Review: Twenty Years Later, Mean Girls Adds Music but Remains as Quotable as Ever

Rosalind Wiseman's Queen Bees and Wannabes was published in 2002, a non-fiction guide for parents on the cliques and exclusionary behavior teen girls engage in during their formative high school years. In a way only she could, Tina Fey adapted that book into 2004's Mean Girls, a film that quickly came to define the aughts and launched both careers and more than a few catchphrases into the cultural zeitgeist. The film's popularity has never wavered, and in 2017, a musical stage adaptation premiered on Broadway to general acclaim. This weekend, the book-to-movie-to-musical-to-movie-musical pipeline reaches its natural destination as, twenty years after the first film, a new version about the Plastics and the havoc they wreak on North Shore High School's female population opens in theaters nationwide.
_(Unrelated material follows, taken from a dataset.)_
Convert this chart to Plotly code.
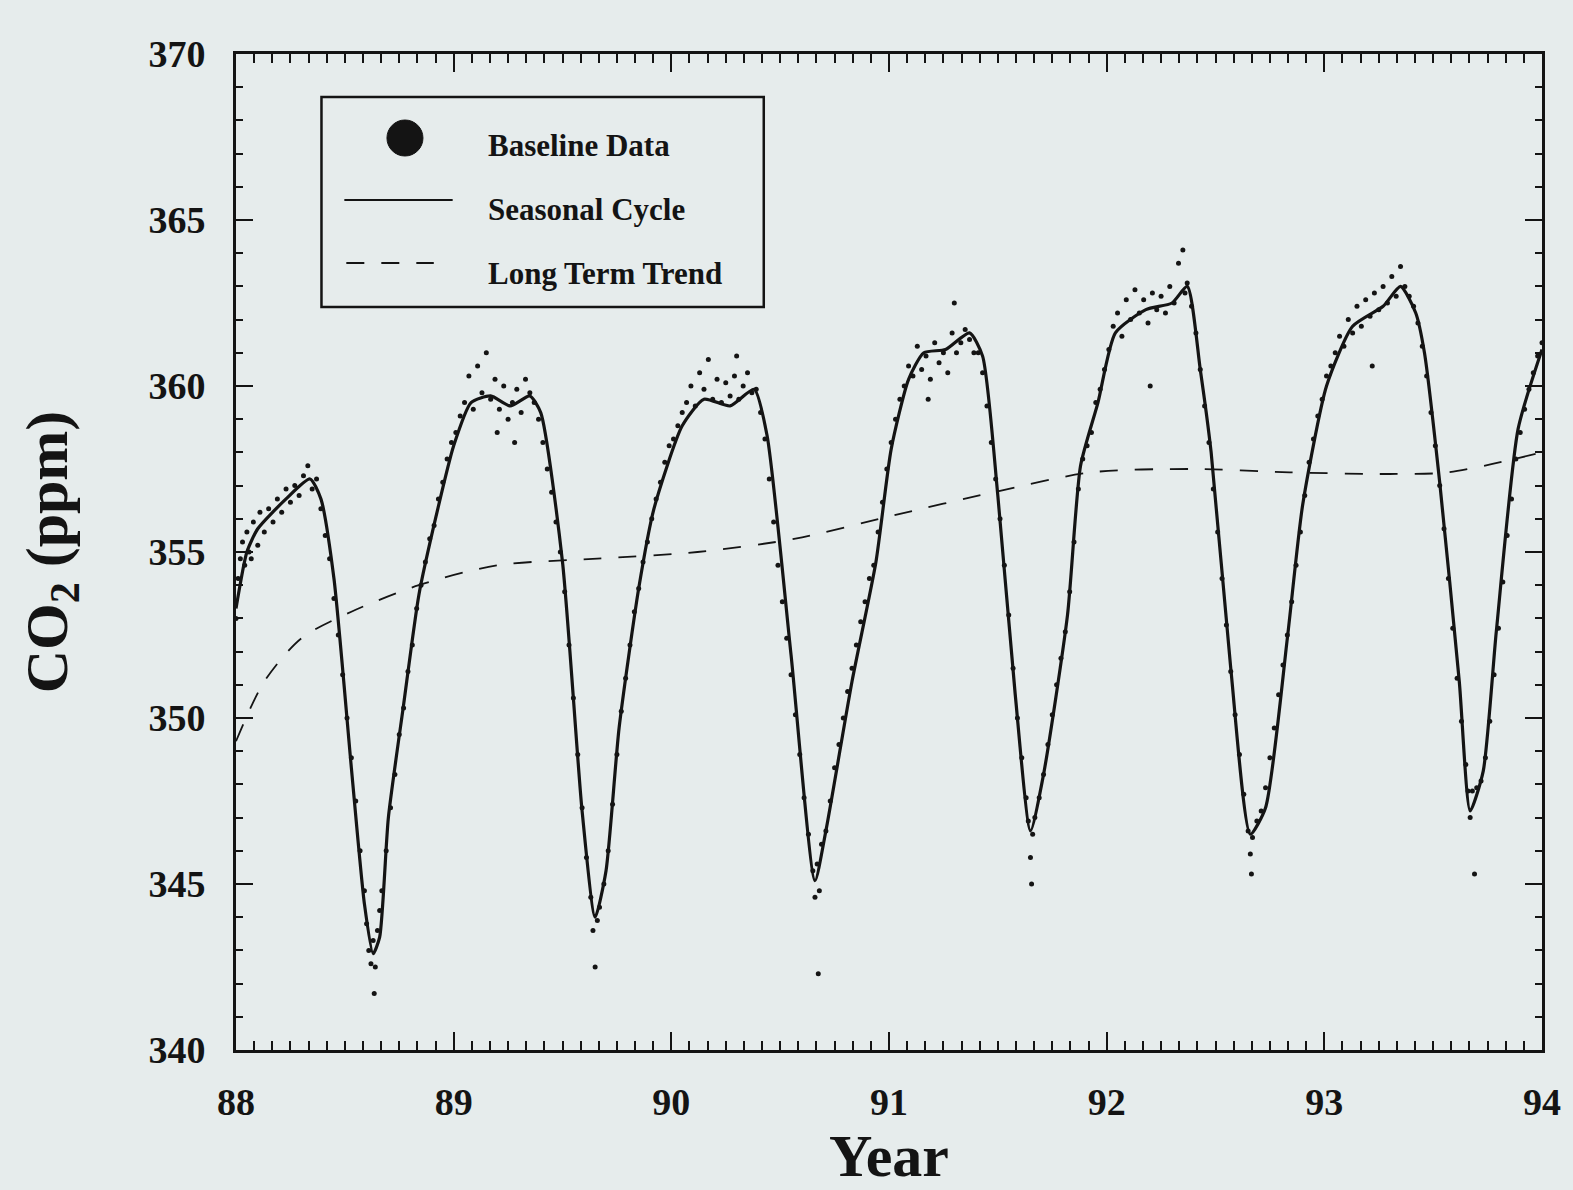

This version, co-directed by Samantha Jayne and Arturo Perez Jr., runs twenty minutes longer than the 2024 film, as it has just over a half-dozen songs to fit in between the snark. Other than that and ostensibly updating the setting to present day, where social media runs rampant, not much of this Mean Girls is different from its predecessor, right down to the quotable dialogue. The film isn't bad, per se; Jayne and Perez Jr. capably direct both the straight scenes and the musical numbers, and the cast is, in a word, remarkable (more on them momentarily). But after the initial thrill of returning to this delightfully sharp and silly world wears off about twenty minutes into the film, I for one couldn't help but wonder why I was sitting watching this version instead of just enjoying the original (now a new classic) at home.

This time around, Cady Heron, the heretofore home schooled high school junior who's newly returned from Kenya and needs to quickly learn the ways of the lunchroom jungle, is played by the sparkling talent that is Angourie Rice, an Australian actress with a Julia Roberts smile and charm to spare. On the first day of school, she meets two "art freaks" who serve as a guide to both her and us, their musical numbers often moving the plot forward in ways the film's actual narrative fails to do. Auli'i Cravalho, best known as the voice of Disney's Moana, is Janice, the goth (sort of?) artist with a grudge against Queen of the Plastics, Regina George, while Jaquel Spivey is Damian, who's "almost too gay to function."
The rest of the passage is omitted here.